Today, the indictment was dismissed by a judge, per the AP wire:
"There was not enough evidence at this time to go forward," Harris County assistant district attorney Vic Wisner said. "It shouldn't be construed as in any way absolving anybody of any crime or any indication that they will not ultimately be brought to account for these offenses."
State District Judge Brian Rains dismissed all the charges on motions from the prosecutor's office at a brief hearing.
Wisner said the investigation was continuing.
"Our office, my colleagues, my supervisors, as well as the investigators in the Harris County Arson Bureau all feel that the case is best handled at this point in time in an investigatory stage rather than a prosecution stage," Wisner said. "Nothing more, nothing less."
Like Tom Kirkendall, I'm confused by why the DA took the case to a grand jury. Tom K:
If the DA's office knew going into the grand jury that they did not have sufficient evidence to make a case against Justice Medina, then why on earth did they bring the case before the grand jury at this time? Inquiring minds want to know.

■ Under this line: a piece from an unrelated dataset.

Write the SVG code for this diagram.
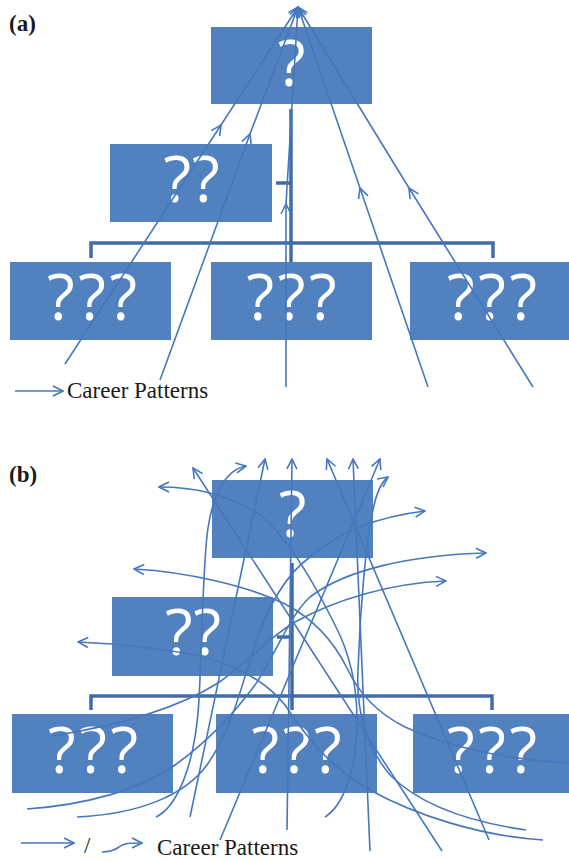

I'm tempted not to speculate, but this is a blog, so why hold back? A possible explanation seems to be that the DA's office wanted to indict someone who wasn't Justice Medina, probably to pressure a bigger fish, and the grand jury jumped the gun. [Two grand jurors suggested politics as a reason for the indictment's dismissal, which appears likely to earn them a contempt of court citation.] The DA's office seems to signal that they intend to go after Medina, but that they don't have enough evidence yet:
[Assistant District Attorney Vic] Wisner said the office would continue to investigate David Medina and his wife Fran in connection with the fire that destroyed their home last summer.
"We're six months into a 10 year statute of limitations," Wisner said. "It's like being three minutes into the Super Bowl."
People's assumptions that politics may have played a role in the indictment's dismissal is an unfortunate drawback of having an elected DA. But presumably Rosenthal -- while he's showed surprisingly poor judgment in emails -- hasn't completely lost his marbles. Prosecutorial discretion is one of the most important principles of our government, so it seems a little early to criticize Rosenthal for this...there's plenty to criticize him about for other stuff anyway. Making sure a case meets the "reasonable doubt" burden is one of the most important jobs of a prosecutor.
One might also note that, according to his lawyer, Medina had allowed his homeowners insurance policy to lapse, which seems an odd thing for someone committing an arson.
So Texas politics is always entertaining. And I haven't even mentioned the salacious rumors angle to the story, which I've now heard from several people in the last day.
** But presumably Rosenthal -- while he's showed surprisingly poor judgment in emails -- hasn't completely lost his marbles. Prosecutorial discretion is one of the most important principles of our government, so it seems a little early to criticize Rosenthal for this... **
Nah, it's never too early if, say, you're trying to rehabilitate Jay Aiyer (aka the guy who illegally tampered with campaign finance docs)...
power corrupts, and absolute power corrupts absolutely. Gov perry, what did the bilderberg promise you ?
Rumors? You mean like the one that says David couldn't have been involved because he was, um, "banging his gavel" somewhere else at the time?